You’re not trying to become a hyper-optimized person. You’re just removing morning decisions that cost you time and nervous system bandwidth.
Shared space? Make the system “obvious” (so you’re not managing everyone)
If you live with a partner, roommates, or kids, the entryway can become a silent battleground because nobody knows what “put away” means in that specific space. The fix isn’t nagging—it’s clarity.
- One hook per person (even if it’s not perfectly aesthetic).
- One bin per person for daily carry items (hat, gloves, dog leash, etc.).
- Labels if needed—not forever, just until the habit is automatic.

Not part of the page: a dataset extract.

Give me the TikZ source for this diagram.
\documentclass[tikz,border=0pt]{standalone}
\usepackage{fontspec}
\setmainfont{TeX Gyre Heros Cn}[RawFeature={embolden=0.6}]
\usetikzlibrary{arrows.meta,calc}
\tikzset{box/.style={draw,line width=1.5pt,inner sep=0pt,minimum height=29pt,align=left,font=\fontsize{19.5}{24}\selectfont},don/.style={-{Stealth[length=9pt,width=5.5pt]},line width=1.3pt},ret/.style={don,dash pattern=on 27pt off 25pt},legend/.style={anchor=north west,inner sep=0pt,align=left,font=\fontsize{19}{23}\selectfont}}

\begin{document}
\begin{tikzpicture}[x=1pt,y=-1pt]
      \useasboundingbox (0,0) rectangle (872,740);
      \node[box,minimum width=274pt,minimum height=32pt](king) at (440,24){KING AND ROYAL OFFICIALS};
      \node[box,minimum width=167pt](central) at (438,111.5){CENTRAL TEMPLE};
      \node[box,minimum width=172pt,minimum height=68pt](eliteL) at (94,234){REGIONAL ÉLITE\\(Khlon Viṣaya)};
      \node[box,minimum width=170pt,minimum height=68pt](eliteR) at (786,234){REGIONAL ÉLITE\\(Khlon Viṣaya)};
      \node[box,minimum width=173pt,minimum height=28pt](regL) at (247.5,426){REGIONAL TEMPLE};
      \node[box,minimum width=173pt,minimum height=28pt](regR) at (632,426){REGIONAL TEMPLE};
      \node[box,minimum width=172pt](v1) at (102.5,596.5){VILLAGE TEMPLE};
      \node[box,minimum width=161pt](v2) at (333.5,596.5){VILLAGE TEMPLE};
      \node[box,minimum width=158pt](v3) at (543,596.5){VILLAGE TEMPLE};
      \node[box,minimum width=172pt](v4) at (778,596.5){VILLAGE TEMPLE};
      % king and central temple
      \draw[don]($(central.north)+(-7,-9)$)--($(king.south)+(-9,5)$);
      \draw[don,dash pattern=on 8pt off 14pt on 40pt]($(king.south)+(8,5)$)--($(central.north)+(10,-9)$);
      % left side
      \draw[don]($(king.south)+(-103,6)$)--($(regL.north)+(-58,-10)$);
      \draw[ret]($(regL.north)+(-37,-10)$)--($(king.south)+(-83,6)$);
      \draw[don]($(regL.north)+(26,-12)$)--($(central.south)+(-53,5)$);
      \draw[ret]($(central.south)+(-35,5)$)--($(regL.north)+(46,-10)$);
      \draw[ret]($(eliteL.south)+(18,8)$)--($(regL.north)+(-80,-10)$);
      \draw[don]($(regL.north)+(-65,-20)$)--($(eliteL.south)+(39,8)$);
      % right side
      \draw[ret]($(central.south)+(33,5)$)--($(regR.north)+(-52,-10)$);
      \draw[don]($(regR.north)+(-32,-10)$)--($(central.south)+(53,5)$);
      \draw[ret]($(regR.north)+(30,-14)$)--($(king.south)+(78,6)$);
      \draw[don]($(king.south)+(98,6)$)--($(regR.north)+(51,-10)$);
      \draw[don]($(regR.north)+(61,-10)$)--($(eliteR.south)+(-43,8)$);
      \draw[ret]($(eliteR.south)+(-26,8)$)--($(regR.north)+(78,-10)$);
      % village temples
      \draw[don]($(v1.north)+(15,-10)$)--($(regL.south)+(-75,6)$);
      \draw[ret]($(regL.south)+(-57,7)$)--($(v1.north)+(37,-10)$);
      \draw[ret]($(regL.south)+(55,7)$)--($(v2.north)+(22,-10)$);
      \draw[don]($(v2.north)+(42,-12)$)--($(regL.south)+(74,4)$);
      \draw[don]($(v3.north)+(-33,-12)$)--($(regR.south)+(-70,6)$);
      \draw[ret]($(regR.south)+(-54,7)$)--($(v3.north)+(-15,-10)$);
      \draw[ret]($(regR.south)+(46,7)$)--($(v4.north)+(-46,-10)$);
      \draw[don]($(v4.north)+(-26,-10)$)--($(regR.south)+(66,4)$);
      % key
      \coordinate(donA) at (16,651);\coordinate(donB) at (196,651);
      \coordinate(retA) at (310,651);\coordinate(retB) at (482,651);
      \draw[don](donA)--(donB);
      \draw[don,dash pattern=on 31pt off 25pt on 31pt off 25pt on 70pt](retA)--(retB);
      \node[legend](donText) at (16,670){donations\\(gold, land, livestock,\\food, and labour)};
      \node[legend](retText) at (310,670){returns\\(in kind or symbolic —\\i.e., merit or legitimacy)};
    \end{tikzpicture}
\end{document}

- A visible “capacity limit”: when the bin is full, something has to leave. This prevents slow creep.
This is how you avoid becoming the default household “resetter” without ever agreeing to the job.

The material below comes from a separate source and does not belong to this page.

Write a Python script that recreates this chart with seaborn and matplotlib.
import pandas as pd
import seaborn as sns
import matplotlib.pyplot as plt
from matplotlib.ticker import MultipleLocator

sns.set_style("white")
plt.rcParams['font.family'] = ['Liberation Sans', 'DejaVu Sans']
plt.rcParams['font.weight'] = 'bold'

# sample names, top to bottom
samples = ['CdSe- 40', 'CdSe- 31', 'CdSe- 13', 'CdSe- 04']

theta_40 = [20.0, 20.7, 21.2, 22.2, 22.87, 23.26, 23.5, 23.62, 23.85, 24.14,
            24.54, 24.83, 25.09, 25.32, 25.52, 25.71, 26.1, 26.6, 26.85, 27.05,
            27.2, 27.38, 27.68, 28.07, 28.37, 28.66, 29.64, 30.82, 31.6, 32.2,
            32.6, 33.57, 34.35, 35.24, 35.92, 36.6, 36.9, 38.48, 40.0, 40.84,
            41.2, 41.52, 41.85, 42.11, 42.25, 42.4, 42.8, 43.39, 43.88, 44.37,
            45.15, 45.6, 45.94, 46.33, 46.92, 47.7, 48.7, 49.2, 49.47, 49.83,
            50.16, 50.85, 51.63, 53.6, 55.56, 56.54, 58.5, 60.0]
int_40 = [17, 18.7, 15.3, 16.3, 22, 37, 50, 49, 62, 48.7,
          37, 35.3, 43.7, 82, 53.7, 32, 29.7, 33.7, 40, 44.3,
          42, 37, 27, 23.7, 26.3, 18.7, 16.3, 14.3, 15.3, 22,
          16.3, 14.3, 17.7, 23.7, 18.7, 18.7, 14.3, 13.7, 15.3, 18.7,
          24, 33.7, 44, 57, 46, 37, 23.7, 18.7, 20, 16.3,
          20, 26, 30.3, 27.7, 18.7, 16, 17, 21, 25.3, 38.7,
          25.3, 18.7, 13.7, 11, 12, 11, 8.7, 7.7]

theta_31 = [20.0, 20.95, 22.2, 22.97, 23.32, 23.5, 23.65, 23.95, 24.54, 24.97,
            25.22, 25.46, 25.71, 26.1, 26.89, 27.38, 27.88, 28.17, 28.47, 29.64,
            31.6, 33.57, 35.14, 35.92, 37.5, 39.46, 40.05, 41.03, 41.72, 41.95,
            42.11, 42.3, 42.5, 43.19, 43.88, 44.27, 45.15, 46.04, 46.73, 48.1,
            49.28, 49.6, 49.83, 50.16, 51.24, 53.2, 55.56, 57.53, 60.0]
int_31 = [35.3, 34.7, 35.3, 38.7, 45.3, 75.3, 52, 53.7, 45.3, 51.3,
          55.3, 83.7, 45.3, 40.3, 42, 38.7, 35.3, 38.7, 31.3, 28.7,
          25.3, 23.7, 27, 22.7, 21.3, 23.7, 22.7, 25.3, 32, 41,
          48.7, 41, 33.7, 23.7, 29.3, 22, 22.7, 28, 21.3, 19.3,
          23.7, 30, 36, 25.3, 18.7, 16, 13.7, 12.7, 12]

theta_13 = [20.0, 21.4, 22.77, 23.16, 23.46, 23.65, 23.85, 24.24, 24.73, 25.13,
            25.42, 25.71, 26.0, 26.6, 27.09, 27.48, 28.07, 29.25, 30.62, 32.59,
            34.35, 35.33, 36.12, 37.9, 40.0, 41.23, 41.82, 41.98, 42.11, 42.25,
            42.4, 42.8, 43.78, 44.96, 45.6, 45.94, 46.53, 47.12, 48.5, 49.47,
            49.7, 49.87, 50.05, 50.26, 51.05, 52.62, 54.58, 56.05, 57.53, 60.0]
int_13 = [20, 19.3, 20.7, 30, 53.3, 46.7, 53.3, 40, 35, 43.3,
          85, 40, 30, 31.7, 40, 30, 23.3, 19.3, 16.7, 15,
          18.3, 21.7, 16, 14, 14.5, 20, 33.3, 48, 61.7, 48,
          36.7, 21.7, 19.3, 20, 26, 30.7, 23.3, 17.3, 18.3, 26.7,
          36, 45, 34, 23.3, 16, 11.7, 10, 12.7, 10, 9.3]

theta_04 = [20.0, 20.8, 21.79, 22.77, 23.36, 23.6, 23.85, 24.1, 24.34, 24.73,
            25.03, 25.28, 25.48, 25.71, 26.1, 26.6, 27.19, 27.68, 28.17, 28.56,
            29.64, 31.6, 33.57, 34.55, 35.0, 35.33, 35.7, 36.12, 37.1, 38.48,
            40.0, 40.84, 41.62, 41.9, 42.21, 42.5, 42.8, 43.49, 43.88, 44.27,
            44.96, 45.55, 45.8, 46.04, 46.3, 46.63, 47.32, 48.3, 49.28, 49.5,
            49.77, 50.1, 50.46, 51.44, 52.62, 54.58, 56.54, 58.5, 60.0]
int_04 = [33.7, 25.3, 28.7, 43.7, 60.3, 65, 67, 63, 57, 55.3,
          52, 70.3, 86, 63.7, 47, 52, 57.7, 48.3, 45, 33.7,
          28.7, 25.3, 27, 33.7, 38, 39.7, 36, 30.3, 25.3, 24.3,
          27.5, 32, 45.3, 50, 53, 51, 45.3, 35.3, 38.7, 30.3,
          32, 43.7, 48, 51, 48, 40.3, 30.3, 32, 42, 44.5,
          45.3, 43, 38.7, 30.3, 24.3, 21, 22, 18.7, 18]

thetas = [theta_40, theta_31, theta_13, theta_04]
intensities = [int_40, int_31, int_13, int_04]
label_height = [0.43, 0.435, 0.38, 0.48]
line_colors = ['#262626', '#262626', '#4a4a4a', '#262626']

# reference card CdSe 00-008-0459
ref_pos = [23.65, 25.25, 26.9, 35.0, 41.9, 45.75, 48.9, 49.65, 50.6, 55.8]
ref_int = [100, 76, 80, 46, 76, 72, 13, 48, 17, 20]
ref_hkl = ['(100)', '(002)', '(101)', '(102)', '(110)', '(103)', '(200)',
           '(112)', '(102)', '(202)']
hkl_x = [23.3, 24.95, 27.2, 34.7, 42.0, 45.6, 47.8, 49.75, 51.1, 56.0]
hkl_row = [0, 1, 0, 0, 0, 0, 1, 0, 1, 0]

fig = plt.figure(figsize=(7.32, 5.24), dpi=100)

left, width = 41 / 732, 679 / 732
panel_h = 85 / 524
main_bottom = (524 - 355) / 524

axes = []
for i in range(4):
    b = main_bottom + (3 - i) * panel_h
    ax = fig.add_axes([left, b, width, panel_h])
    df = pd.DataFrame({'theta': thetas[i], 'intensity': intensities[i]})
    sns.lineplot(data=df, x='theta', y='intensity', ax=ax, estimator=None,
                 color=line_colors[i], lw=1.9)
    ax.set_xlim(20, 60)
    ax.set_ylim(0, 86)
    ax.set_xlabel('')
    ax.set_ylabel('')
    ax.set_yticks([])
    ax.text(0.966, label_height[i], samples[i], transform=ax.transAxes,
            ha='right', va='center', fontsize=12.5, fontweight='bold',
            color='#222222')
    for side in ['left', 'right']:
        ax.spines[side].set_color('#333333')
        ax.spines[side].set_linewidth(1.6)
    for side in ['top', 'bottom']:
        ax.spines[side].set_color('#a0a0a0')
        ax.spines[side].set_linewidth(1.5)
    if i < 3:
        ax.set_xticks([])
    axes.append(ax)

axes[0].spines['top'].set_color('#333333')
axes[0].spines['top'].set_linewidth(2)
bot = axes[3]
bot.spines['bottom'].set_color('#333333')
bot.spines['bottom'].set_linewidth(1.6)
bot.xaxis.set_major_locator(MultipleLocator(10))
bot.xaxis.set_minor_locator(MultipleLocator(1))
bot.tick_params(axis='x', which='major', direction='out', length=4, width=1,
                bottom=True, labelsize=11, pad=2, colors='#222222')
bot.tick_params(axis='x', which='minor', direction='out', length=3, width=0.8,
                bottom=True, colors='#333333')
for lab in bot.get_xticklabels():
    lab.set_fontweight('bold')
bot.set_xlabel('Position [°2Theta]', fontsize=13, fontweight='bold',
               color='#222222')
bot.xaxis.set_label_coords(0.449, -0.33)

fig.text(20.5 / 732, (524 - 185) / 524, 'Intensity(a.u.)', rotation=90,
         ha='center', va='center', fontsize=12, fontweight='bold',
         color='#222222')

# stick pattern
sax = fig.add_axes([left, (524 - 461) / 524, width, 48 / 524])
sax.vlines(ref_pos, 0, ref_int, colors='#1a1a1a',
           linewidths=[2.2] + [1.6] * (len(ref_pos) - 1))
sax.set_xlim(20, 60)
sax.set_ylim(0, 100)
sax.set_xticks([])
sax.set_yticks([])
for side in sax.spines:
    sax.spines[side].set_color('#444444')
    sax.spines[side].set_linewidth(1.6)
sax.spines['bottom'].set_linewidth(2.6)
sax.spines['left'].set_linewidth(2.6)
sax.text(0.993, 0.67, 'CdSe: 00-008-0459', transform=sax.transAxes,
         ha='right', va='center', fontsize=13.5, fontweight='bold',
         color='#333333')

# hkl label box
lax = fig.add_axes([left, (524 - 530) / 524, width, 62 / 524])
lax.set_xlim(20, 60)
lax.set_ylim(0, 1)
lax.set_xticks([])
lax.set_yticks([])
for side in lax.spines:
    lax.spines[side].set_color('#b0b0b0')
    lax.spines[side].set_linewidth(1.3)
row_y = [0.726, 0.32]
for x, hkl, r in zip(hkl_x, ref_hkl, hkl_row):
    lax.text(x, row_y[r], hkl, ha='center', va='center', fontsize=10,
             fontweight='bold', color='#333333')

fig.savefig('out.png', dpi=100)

When the reset breaks: a no-shame recovery plan
You will have weeks where the entryway reset falls apart. Travel, deadlines, sickness, burnout, a string of late nights—normal. The win is having a restart script that doesn’t require a full Saturday cleanup.
The 3-minute entryway rescue
- Grab a trash bag and remove obvious trash/junk mail.
- Put keys/wallet in their home immediately (protect tomorrow morning first).
- Sweep all “elsewhere items” into the Reset Basket to sort later.
That’s enough to get your floor back, your essentials predictable, and your brain a little quieter.
“Make it easier to do the right thing than the easy thing.”
Conclusion: calm starts at the threshold

A calm home isn’t built through one big declutter. It’s built through tiny systems that protect your attention—especially at the moments when you’re most tired and least interested in making decisions.
The entryway reset works because it’s not about being “neat.” It’s about making your home feel like it’s on your side. You walk in, you close the day, you put a few things where they belong—and you get to move into your evening without the quiet pressure of unfinished micro-messes.
Start small. Make the next right action easy. And let your entryway become the soft boundary that keeps your life from spilling all over your space.